### Exercise
Could you copy every line from the material below in which "this" appears?

***** Excerpted records *****

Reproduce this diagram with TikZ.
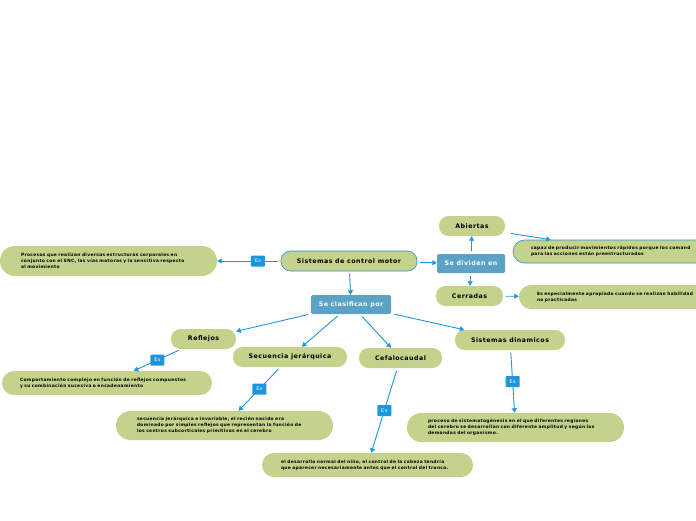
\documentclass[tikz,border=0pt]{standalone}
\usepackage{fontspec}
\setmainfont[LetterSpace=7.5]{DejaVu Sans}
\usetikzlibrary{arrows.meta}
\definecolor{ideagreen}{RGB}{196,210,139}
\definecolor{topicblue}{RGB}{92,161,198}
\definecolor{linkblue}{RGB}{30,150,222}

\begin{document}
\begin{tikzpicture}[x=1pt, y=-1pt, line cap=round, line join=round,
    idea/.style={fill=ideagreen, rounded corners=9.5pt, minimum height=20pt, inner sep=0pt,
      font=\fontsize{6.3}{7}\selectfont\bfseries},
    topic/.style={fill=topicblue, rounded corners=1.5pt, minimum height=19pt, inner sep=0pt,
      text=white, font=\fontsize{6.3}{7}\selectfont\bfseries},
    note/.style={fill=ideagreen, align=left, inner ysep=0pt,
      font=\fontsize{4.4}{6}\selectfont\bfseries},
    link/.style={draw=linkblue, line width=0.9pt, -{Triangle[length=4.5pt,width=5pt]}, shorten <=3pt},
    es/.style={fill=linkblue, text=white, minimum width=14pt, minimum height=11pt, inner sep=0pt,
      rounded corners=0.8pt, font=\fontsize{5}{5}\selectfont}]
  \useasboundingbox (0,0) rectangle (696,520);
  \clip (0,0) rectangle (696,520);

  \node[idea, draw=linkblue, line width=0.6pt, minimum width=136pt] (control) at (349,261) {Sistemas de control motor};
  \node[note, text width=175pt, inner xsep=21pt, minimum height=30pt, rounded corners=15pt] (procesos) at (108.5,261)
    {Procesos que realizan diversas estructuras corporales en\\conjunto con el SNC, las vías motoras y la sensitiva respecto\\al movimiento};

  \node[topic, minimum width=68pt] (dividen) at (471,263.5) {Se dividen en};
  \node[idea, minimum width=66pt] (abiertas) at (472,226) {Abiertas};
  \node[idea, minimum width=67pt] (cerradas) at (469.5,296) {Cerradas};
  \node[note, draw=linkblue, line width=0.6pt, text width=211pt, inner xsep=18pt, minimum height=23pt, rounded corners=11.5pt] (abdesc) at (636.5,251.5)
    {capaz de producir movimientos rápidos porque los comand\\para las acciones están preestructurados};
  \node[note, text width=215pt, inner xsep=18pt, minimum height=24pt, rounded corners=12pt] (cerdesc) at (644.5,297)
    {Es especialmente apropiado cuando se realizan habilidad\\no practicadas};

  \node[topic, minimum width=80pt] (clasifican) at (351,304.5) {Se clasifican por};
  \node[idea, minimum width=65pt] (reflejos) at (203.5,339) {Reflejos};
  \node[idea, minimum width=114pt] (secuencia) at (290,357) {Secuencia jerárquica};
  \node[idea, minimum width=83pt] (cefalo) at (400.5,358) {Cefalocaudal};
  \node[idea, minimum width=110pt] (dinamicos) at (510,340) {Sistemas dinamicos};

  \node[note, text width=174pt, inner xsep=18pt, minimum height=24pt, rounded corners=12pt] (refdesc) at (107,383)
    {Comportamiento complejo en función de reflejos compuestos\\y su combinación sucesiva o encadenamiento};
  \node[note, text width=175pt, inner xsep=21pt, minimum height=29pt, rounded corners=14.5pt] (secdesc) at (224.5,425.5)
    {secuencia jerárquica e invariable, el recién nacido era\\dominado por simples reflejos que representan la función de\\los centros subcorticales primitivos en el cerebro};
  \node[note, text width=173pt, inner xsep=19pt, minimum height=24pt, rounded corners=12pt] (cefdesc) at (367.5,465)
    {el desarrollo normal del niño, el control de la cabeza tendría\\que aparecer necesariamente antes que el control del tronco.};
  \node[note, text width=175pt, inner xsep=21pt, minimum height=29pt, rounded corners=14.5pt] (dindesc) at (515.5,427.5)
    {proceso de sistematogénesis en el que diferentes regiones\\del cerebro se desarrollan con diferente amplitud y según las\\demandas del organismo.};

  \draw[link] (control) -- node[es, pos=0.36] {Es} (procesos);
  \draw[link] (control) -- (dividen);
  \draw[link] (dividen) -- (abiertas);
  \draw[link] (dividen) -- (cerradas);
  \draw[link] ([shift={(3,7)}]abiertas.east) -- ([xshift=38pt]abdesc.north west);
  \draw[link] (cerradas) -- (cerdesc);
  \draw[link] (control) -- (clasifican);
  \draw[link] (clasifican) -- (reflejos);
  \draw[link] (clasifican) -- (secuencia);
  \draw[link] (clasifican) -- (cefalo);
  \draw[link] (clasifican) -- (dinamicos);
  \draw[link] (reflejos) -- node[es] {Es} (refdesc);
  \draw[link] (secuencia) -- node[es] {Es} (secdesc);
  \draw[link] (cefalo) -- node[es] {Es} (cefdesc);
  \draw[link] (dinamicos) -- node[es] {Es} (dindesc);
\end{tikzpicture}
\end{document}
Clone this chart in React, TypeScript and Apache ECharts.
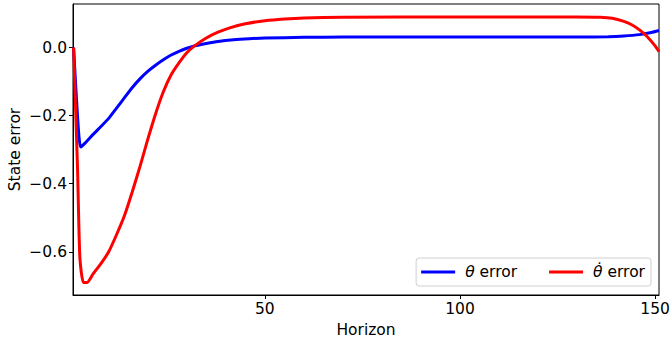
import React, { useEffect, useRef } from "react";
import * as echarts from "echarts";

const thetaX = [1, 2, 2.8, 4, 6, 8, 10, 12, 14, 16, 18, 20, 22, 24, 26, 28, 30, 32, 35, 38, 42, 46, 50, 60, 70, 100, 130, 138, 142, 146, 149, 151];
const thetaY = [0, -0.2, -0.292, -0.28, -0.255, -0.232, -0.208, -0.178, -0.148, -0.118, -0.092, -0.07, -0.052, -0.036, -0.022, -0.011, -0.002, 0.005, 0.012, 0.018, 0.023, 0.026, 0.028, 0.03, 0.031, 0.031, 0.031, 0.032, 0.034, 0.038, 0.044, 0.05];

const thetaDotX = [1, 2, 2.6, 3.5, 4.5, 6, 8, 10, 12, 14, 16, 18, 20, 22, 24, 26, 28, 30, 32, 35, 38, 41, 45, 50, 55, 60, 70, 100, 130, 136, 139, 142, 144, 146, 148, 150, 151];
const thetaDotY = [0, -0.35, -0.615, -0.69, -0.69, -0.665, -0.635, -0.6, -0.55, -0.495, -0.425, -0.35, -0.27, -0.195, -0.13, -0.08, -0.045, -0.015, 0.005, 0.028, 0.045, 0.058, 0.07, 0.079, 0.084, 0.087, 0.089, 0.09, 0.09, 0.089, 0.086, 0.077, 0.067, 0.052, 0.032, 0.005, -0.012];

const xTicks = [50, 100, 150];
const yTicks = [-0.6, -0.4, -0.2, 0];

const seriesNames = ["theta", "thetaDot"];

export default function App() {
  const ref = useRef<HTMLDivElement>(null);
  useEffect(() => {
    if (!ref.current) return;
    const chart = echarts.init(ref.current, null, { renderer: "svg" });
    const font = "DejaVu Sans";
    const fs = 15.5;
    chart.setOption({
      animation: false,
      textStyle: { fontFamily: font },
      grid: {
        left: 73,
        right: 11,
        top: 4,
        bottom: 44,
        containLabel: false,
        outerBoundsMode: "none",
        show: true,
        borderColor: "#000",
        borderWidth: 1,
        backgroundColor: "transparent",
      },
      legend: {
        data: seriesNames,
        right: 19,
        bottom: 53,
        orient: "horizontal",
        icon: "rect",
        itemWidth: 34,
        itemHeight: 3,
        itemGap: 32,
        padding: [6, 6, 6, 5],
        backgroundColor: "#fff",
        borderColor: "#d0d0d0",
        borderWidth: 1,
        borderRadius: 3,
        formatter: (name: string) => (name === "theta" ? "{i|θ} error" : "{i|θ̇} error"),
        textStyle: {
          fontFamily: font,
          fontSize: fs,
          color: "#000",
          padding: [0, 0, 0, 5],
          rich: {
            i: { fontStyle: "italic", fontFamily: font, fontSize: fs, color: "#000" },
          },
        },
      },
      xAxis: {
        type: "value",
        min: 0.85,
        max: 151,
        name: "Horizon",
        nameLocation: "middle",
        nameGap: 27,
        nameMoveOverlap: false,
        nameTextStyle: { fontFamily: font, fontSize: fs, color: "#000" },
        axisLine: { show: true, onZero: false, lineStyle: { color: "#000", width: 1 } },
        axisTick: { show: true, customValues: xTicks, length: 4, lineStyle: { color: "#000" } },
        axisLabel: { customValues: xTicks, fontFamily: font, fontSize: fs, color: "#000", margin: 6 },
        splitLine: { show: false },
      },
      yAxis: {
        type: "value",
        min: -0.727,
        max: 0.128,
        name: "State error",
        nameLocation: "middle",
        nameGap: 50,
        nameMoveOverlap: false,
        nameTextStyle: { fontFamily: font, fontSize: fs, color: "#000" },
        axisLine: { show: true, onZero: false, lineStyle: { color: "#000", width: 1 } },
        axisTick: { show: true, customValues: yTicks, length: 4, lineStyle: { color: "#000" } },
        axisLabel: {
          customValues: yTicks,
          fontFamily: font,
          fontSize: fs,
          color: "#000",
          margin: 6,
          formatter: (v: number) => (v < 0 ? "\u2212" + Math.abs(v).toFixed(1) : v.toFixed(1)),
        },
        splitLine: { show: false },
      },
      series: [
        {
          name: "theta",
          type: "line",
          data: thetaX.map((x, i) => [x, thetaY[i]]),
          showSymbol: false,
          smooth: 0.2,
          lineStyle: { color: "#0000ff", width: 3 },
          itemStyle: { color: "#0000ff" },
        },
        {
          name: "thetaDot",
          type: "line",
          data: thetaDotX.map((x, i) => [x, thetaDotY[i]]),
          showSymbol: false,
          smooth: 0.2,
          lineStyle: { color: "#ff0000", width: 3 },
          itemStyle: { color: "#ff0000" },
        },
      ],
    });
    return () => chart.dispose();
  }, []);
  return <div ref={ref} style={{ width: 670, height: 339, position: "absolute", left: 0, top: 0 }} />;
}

*****

### Task response
Reproduce this diagram with TikZ.
Clone this chart in React, TypeScript and Apache ECharts.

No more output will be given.